When Are Circular Definitions A Problem?

Disclaimer: if you are using a definition in a nonmathematical piece of writing, you are probably making a mistake; you should just get rid of the definition and instead use a few examples. This applies double to people who think they are being “rigorous” by defining things but are not actually doing any math. Nonetheless, definitions are still useful and necessary when one is ready to do math, and some pre-formal conceptual work is often needed to figure out which mathematical definitions to use; thus the usefulness of this post.

Suppose I’m negotiating with a landlord about a pet, and in the process I ask the landlord what counts as a “big dog”. The landlord replies “Well, any dog that’s not small”. I ask what counts as a “small dog”. The landlord replies “Any dog that’s not big”.

Obviously this is “not a proper definition”, in some sense. If that actually happened in real life, presumably the landlord would say it somewhat tongue-in-cheek. But what exactly is wrong with defining big dogs as not small, and small dogs as not big?

One might be tempted to say “It’s a circular definition!”, with the understanding that circular definitions are always problematic in some way.

But then consider another example, this time mathematical:

  • Define x as a real number equal to y-1: x = y-1

  • Define y as a real number equal to x/​2: y = x/​2

These definitions are circular! I’ve defined x in terms of y, and y in terms of x. And yet, it’s totally fine; a little algebra shows that we’ve defined x = −2 and y = −1. We do this thing all the time when using math, and it works great in practice.

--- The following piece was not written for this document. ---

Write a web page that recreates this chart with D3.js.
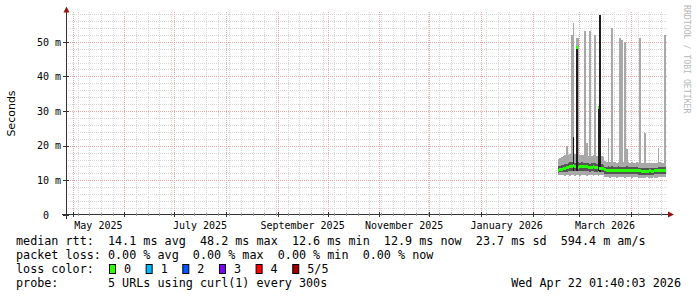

So clearly circular definitions are not inherently problematic. When are they problematic?

We could easily modify the math example to make a problematic definition:

  • Define x as a real number equal to y-1: x=y-1

  • Define y as a real number equal to x+1: y=x+1

What’s wrong with this definition? Well, the two equations—the two definitions—are redundant; they both tell us the same thing. So together, they’re insufficient to fully specify x and y. Given the two (really one) definitions, x and y remain extremely underdetermined; either one could be any real number!

And that’s the same problem we see in the big dog/​small dog example: if I define a big dog as not small, and a small dog as not big, then my two definitions are redundant. Together, they’re insufficient to tell me which dogs are or are not big. Given the two (really one) definitions, big dog and small dog remain extremely underdetermined; any dog could be big or small!

Application: Clustering

This post was originally motivated by a comment thread about circular definitions in clustering:

  • Define the points in cluster i as those which statistically look like they’re generated from the parameters of cluster i

  • Define the parameters of cluster i as an average of <some features> of points in cluster i

These definitions are circular: we define cluster-membership of points based on cluster parameters, and cluster parameters based on cluster-membership of points.

In a typical EM-style clustering algorithm, the point colors (blue/​red) might be assigned based on which circle each point fits best, and the circles might be calculated to best fit the points of the same color. Note the circularity: cluster assignments (color) are a function of data and parameters (the circles), while parameters are a function of data and cluster assignments.

And yet, widely-used EM clustering algorithms are essentially iterative solvers for equations which express basically the two definitions above. They work great in practice. While they don’t necessarily fully specify one unique solution, for almost all data sets they at least give locally unique solutions, which is often all we need (underdetermination between a small finite set of possibilities is often fine, it’s when definitions allow for a whole continuum that we’re really in trouble).

Circularity in clustering is particularly important, insofar as we buy that words point to clusters in thingspace. If words typically point to clusters in thingspace, and clusters are naturally defined circularly, then the most natural definitions will typically involve some circularity. The key is to make sure that the circular definitions used are nondegenerate—i.e. if we were to turn the definitions into equations, the equations would not be redundant. So long as the definitions are nondegenerate, and there’s a definition for each of the “unknowns” involved (e.g. parameters and cluster labels, in the clustering case), the equations will typically have at least locally unique solutions (since number of equations matches number of unknowns). That’s what we really care about: definitions which aren’t too underdetermined.